* **EXERCISE AIM**
Retype the run of lines that opens with the line containing "Write the matplotlib code for this chart." and closes with the line containing "40, 41, 42]", exactly and inclusively, but skip the pictures.

(Rows from a dataset of charts and code)

◇ ◇ ◇ ◇ ◇ ◇ ◇

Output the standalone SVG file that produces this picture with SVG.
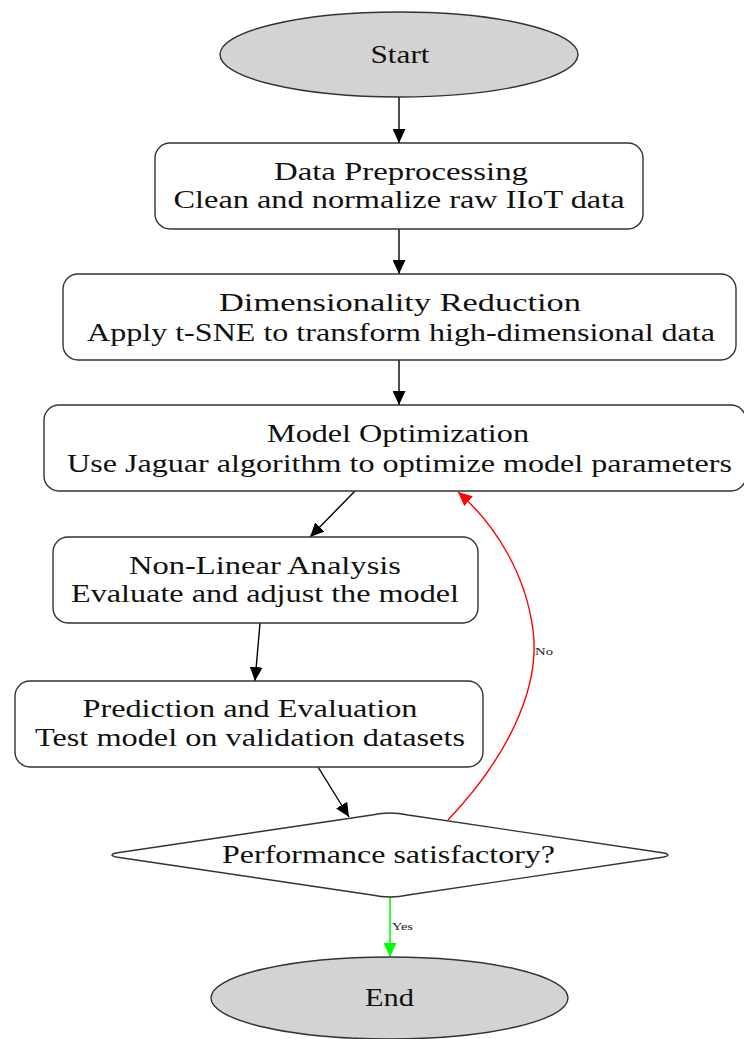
<svg xmlns="http://www.w3.org/2000/svg" width="744" height="1039" viewBox="0 0 744 1039">
<style>
.n{fill:#ffffff;stroke:#333333;stroke-width:1.4}
.t{fill:#d3d3d3;stroke:#333333;stroke-width:1.4}
.lbl{font-family:"Liberation Serif","Times New Roman",serif;font-size:25px;fill:#111111;text-anchor:middle}
.sm{font-family:"Liberation Serif","Times New Roman",serif;font-size:11px;fill:#222222}
.e{fill:none;stroke:#000000;stroke-width:1.4}
</style>
<defs>
<marker id="ab" markerUnits="userSpaceOnUse" markerWidth="15" markerHeight="13" refX="14" refY="6.5" orient="auto"><path d="M0,0 L14,6.5 L0,13 z" fill="#000000"/></marker>
<marker id="ar" markerUnits="userSpaceOnUse" markerWidth="15" markerHeight="13" refX="14" refY="6.5" orient="auto"><path d="M0,0 L14,6.5 L0,13 z" fill="#ff0000"/></marker>
<marker id="ag" markerUnits="userSpaceOnUse" markerWidth="15" markerHeight="13" refX="14" refY="6.5" orient="auto"><path d="M0,0 L14,6.5 L0,13 z" fill="#00ff00"/></marker>
</defs>
<rect width="744" height="1039" fill="#ffffff"/>
<g id="connectors">
<line class="e" x1="399" y1="97" x2="399" y2="143" marker-end="url(#ab)"/>
<line class="e" x1="399" y1="229" x2="399" y2="274" marker-end="url(#ab)"/>
<line class="e" x1="399" y1="360" x2="399" y2="405" marker-end="url(#ab)"/>
<line class="e" x1="355" y1="491" x2="310" y2="537" marker-end="url(#ab)"/>
<line class="e" x1="260" y1="623" x2="255" y2="681" marker-end="url(#ab)"/>
<line class="e" x1="318" y1="767" x2="349" y2="817" marker-end="url(#ab)"/>
<path d="M448,820 C505,760 541,690 533,630 C526,575 496,525 458,492" fill="none" stroke="#ff0000" stroke-width="1.4" marker-end="url(#ar)"/>
<text class="sm" x="535" y="655" textLength="18" lengthAdjust="spacingAndGlyphs">No</text>
<line x1="390" y1="897" x2="390" y2="957" stroke="#00ff00" stroke-width="1.6" marker-end="url(#ag)"/>
<text class="sm" x="392" y="930" textLength="21" lengthAdjust="spacingAndGlyphs">Yes</text>
</g>
<g id="start">
<ellipse class="t" cx="399" cy="54.5" rx="179" ry="42.5"/>
<text class="lbl" x="400" y="63" textLength="59" lengthAdjust="spacingAndGlyphs">Start</text>
</g>
<g id="preprocessing">
<rect class="n" x="155" y="143" width="488" height="86" rx="15"/>
<text class="lbl" x="401" y="180" textLength="254" lengthAdjust="spacingAndGlyphs">Data Preprocessing</text>
<text class="lbl" x="399" y="208" textLength="451" lengthAdjust="spacingAndGlyphs">Clean and normalize raw IIoT data</text>
</g>
<g id="reduction">
<rect class="n" x="63" y="274" width="673" height="86" rx="15"/>
<text class="lbl" x="400" y="311" textLength="362" lengthAdjust="spacingAndGlyphs">Dimensionality Reduction</text>
<text class="lbl" x="401" y="341" textLength="628" lengthAdjust="spacingAndGlyphs">Apply t-SNE to transform high-dimensional data</text>
</g>
<g id="optimization">
<rect class="n" x="44" y="405" width="702" height="86" rx="15"/>
<text class="lbl" x="398" y="442" textLength="262" lengthAdjust="spacingAndGlyphs">Model Optimization</text>
<text class="lbl" x="399.5" y="472" textLength="665" lengthAdjust="spacingAndGlyphs">Use Jaguar algorithm to optimize model parameters</text>
</g>
<g id="nonlinear">
<rect class="n" x="53" y="537" width="425" height="86" rx="15"/>
<text class="lbl" x="265" y="574" textLength="272" lengthAdjust="spacingAndGlyphs">Non-Linear Analysis</text>
<text class="lbl" x="265" y="602" textLength="388" lengthAdjust="spacingAndGlyphs">Evaluate and adjust the model</text>
</g>
<g id="prediction">
<rect class="n" x="15" y="681" width="468" height="86" rx="15"/>
<text class="lbl" x="250" y="717" textLength="335" lengthAdjust="spacingAndGlyphs">Prediction and Evaluation</text>
<text class="lbl" x="250" y="746" textLength="430" lengthAdjust="spacingAndGlyphs">Test model on validation datasets</text>
</g>
<g id="decision">
<path class="n" d="M372,815 Q390,811 408,815 L664,853 Q672,855 664,857 L408,895 Q390,899 372,895 L116,857 Q108,855 116,853 Z"/>
<text class="lbl" x="388.5" y="863" textLength="333" lengthAdjust="spacingAndGlyphs">Performance satisfactory?</text>
</g>
<g id="end">
<ellipse class="t" cx="389.5" cy="998" rx="178.5" ry="41"/>
<text class="lbl" x="389.5" y="1006" textLength="49" lengthAdjust="spacingAndGlyphs">End</text>
</g>
</svg>
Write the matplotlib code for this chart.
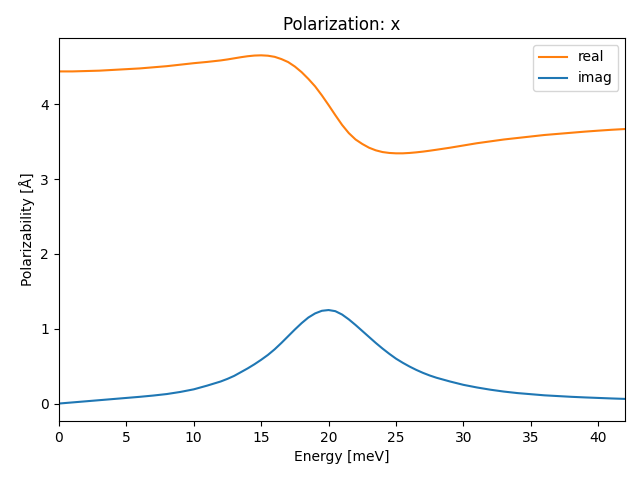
import matplotlib
matplotlib.use("Agg")
import matplotlib.pyplot as plt

# energies in meV (finer sampling around the resonance)
energy = [0, 1, 2, 3, 4, 5, 6, 7, 8, 9, 10, 11,
          12, 12.5, 13, 13.5, 14, 14.5, 15, 15.5, 16, 16.5, 17, 17.5,
          18, 18.5, 19, 19.5, 20, 20.5, 21, 21.5, 22, 22.5, 23, 23.5,
          24, 24.5, 25, 25.5, 26, 26.5, 27, 27.5, 28,
          29, 30, 31, 32, 33, 34, 35, 36, 37, 38, 39, 40, 41, 42]

alpha_real = [4.44, 4.44, 4.445, 4.45, 4.46, 4.47, 4.48, 4.495, 4.51, 4.53, 4.55, 4.567,
              4.587, 4.60, 4.615, 4.63, 4.643, 4.652, 4.655, 4.65, 4.635, 4.605, 4.565, 4.505,
              4.43, 4.34, 4.24, 4.12, 3.99, 3.855, 3.725, 3.615, 3.53, 3.47, 3.42, 3.385,
              3.362, 3.35, 3.345, 3.345, 3.35, 3.358, 3.368, 3.38, 3.393,
              3.42, 3.45, 3.48, 3.505, 3.53, 3.55, 3.57, 3.59, 3.605, 3.62, 3.635, 3.648, 3.66, 3.67]

alpha_imag = [0.0, 0.015, 0.03, 0.045, 0.06, 0.075, 0.09, 0.107, 0.127, 0.155, 0.19, 0.24,
              0.295, 0.33, 0.37, 0.42, 0.47, 0.525, 0.585, 0.65, 0.725, 0.81, 0.9, 0.99,
              1.075, 1.15, 1.205, 1.24, 1.25, 1.235, 1.19, 1.125, 1.05, 0.97, 0.89, 0.81,
              0.735, 0.665, 0.6, 0.545, 0.495, 0.45, 0.41, 0.375, 0.345,
              0.295, 0.25, 0.215, 0.185, 0.16, 0.14, 0.125, 0.11, 0.1, 0.09, 0.082, 0.075, 0.068, 0.062]

fig, ax = plt.subplots(figsize=(6.4, 4.8), dpi=100)

l_imag, = ax.plot(energy, alpha_imag, color='C0', label='imag')
l_real, = ax.plot(energy, alpha_real, color='C1', label='real')

ax.set_xlim(0, 42)
ax.set_xlabel('Energy [meV]')
ax.set_ylabel('Polarizability [Å]')
ax.set_title('Polarization: x')
ax.legend(handles=[l_real, l_imag], loc='upper right')

plt.subplots_adjust(left=0.092, right=0.977, top=0.921, bottom=0.123)
plt.savefig('out.png')
plt.close()
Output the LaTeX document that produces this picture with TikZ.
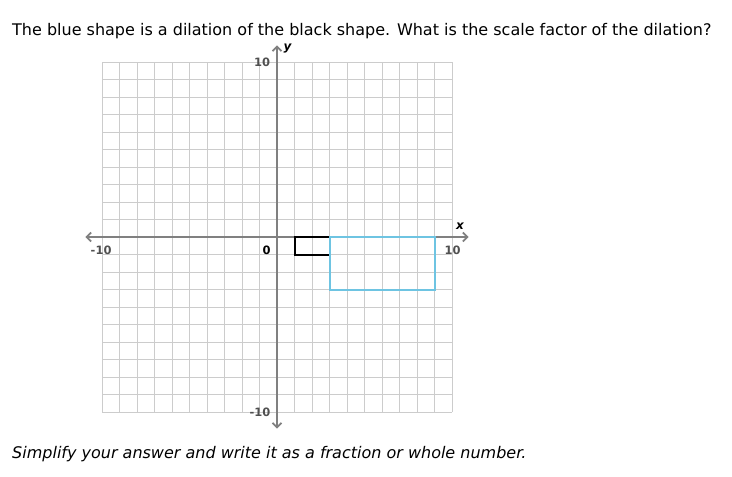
\documentclass[tikz,border=0pt]{standalone}
\usepackage{fontspec}
\setmainfont{DejaVu Sans}
\usetikzlibrary{arrows.meta}
\usetikzlibrary{positioning}

\definecolor{gridgray}{RGB}{204,204,204}
\definecolor{axisgray}{RGB}{128,128,128}
\definecolor{labelgray}{RGB}{80,80,80}
\definecolor{dilblue}{RGB}{110,196,226}

\begin{document}
\begin{tikzpicture}[
    x=17.5pt, y=17.5pt,
    gridline/.style={draw=gridgray, line width=0.9pt, step=1},
    axis/.style={draw=axisgray, line width=1.8pt, {Straight Barb[length=4.5pt,width=9pt]}-{Straight Barb[length=4.5pt,width=9pt]}},
    ticklabel/.style={font=\fontsize{11.5}{13}\selectfont\bfseries, text=labelgray, inner sep=1pt},
    axislabel/.style={font=\fontsize{12}{13}\selectfont\bfseries\itshape, inner sep=1pt},
    original/.style={draw=black, line width=2pt, line join=miter},
    dilated/.style={draw=dilblue, line width=2pt, line join=miter},
    question/.style={font=\fontsize{16}{18}\selectfont, anchor=base west, inner sep=0pt}
]

\useasboundingbox (-15.829,-13.714) rectangle (26,13.543);

% question text
\node[question] (title) at (-15.143, 11.486) {The blue shape is a dilation of the black shape. What is the scale factor of the dilation?};
\node[question, font=\fontsize{16}{18}\selectfont\itshape] (hint) at (-15.143, -12.63) {Simplify your answer and write it as a fraction or whole number.};

% grid
\draw[gridline] (-10,-10) grid (10,10);

% axes
\coordinate (x_left) at (-10.95, 0);
\coordinate (x_right) at (10.95, 0);
\coordinate (y_top) at (0, 10.95);
\coordinate (y_bottom) at (0, -10.95);
\draw[axis] (x_left) -- (x_right);
\draw[axis] (y_bottom) -- (y_top);

\node[ticklabel] (x_min) at (-10.05, -0.74) {-10};
\node[ticklabel, text=black] (zero) at (-0.6, -0.74) {0};
\node[ticklabel] (x_max) at (10.03, -0.74) {10};
\node[ticklabel] (y_max) at (-0.85, 10) {10};
\node[ticklabel] (y_min) at (-0.97, -10) {-10};
\node[axislabel] (x_name) at (10.46, 0.6) {x};
\node[axislabel] (y_name) at (0.6, 10.75) {y};

% shapes
\draw[original] (1,0) -- (3,0) -- (3,-1) -- (1,-1) -- cycle;
\draw[dilated] (3,0) -- (9,0) -- (9,-3) -- (3,-3) -- cycle;

\end{tikzpicture}
\end{document}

◇ ◇ ◇ ◇ ◇ ◇ ◇

* **SOLUTION TO THIS TASK**
Write the matplotlib code for this chart.
import matplotlib
matplotlib.use("Agg")
import matplotlib.pyplot as plt

# energies in meV (finer sampling around the resonance)
energy = [0, 1, 2, 3, 4, 5, 6, 7, 8, 9, 10, 11,
          12, 12.5, 13, 13.5, 14, 14.5, 15, 15.5, 16, 16.5, 17, 17.5,
          18, 18.5, 19, 19.5, 20, 20.5, 21, 21.5, 22, 22.5, 23, 23.5,
          24, 24.5, 25, 25.5, 26, 26.5, 27, 27.5, 28,
          29, 30, 31, 32, 33, 34, 35, 36, 37, 38, 39, 40, 41, 42]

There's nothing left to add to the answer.